== Given information

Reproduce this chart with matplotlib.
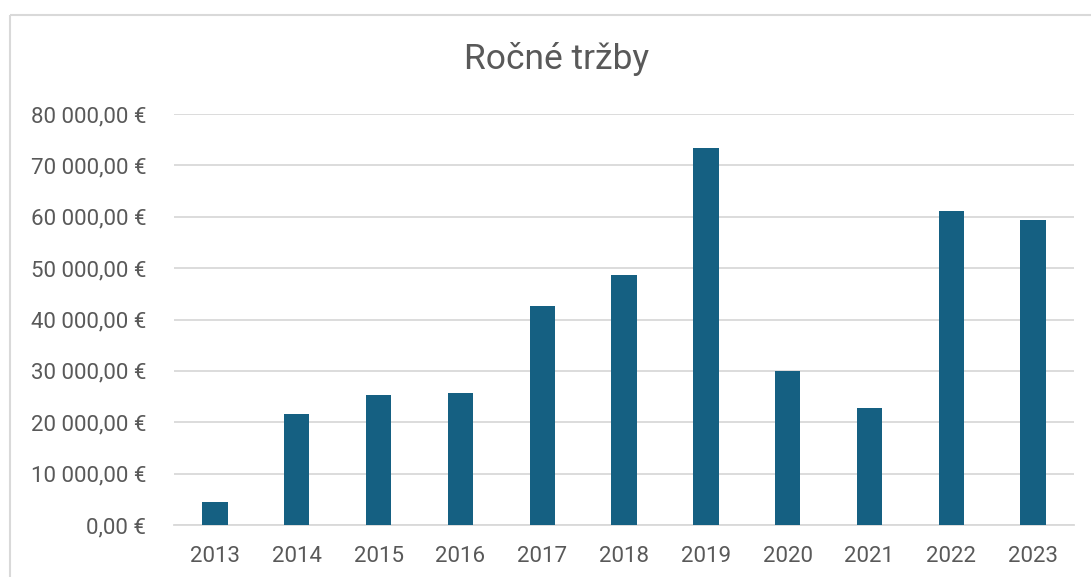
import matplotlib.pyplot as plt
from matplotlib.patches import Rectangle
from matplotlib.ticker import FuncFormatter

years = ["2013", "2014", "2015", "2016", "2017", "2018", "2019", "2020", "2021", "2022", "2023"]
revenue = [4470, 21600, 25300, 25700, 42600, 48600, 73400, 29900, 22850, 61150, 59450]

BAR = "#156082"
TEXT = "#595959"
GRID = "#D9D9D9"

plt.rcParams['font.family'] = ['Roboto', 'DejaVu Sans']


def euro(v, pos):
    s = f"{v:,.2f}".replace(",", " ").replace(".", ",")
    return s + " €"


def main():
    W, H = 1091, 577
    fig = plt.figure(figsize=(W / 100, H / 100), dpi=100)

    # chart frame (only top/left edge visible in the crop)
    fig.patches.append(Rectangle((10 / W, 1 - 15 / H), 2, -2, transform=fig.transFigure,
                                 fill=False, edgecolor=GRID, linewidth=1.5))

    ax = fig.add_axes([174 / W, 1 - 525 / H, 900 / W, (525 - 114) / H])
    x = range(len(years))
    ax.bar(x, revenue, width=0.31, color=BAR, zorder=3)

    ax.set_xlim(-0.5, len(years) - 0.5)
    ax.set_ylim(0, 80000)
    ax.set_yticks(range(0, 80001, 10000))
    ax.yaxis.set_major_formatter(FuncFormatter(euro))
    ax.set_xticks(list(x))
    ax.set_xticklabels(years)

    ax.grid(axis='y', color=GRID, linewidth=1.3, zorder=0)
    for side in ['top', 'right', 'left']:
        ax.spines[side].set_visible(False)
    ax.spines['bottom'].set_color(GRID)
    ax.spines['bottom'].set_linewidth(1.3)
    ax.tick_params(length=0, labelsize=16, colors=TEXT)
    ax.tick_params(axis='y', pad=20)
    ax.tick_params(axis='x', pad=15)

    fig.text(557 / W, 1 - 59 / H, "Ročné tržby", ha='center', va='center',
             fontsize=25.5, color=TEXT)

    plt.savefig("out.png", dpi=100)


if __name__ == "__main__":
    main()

====

Retype the listing exactly. Pictures do not belong in the copy.

Reproduce this chart with matplotlib.
import matplotlib.pyplot as plt
from matplotlib.patches import Rectangle
from matplotlib.ticker import FuncFormatter

years = ["2013", "2014", "2015", "2016", "2017", "2018", "2019", "2020", "2021", "2022", "2023"]
revenue = [4470, 21600, 25300, 25700, 42600, 48600, 73400, 29900, 22850, 61150, 59450]

BAR = "#156082"
TEXT = "#595959"
GRID = "#D9D9D9"

plt.rcParams['font.family'] = ['Roboto', 'DejaVu Sans']


def euro(v, pos):
    s = f"{v:,.2f}".replace(",", " ").replace(".", ",")
    return s + " €"


def main():
    W, H = 1091, 577
    fig = plt.figure(figsize=(W / 100, H / 100), dpi=100)

    # chart frame (only top/left edge visible in the crop)
    fig.patches.append(Rectangle((10 / W, 1 - 15 / H), 2, -2, transform=fig.transFigure,
                                 fill=False, edgecolor=GRID, linewidth=1.5))

    ax = fig.add_axes([174 / W, 1 - 525 / H, 900 / W, (525 - 114) / H])
    x = range(len(years))
    ax.bar(x, revenue, width=0.31, color=BAR, zorder=3)

    ax.set_xlim(-0.5, len(years) - 0.5)
    ax.set_ylim(0, 80000)
    ax.set_yticks(range(0, 80001, 10000))
    ax.yaxis.set_major_formatter(FuncFormatter(euro))
    ax.set_xticks(list(x))
    ax.set_xticklabels(years)

    ax.grid(axis='y', color=GRID, linewidth=1.3, zorder=0)
    for side in ['top', 'right', 'left']:
        ax.spines[side].set_visible(False)
    ax.spines['bottom'].set_color(GRID)
    ax.spines['bottom'].set_linewidth(1.3)
    ax.tick_params(length=0, labelsize=16, colors=TEXT)
    ax.tick_params(axis='y', pad=20)
    ax.tick_params(axis='x', pad=15)

    fig.text(557 / W, 1 - 59 / H, "Ročné tržby", ha='center', va='center',
             fontsize=25.5, color=TEXT)

    plt.savefig("out.png", dpi=100)


if __name__ == "__main__":
    main()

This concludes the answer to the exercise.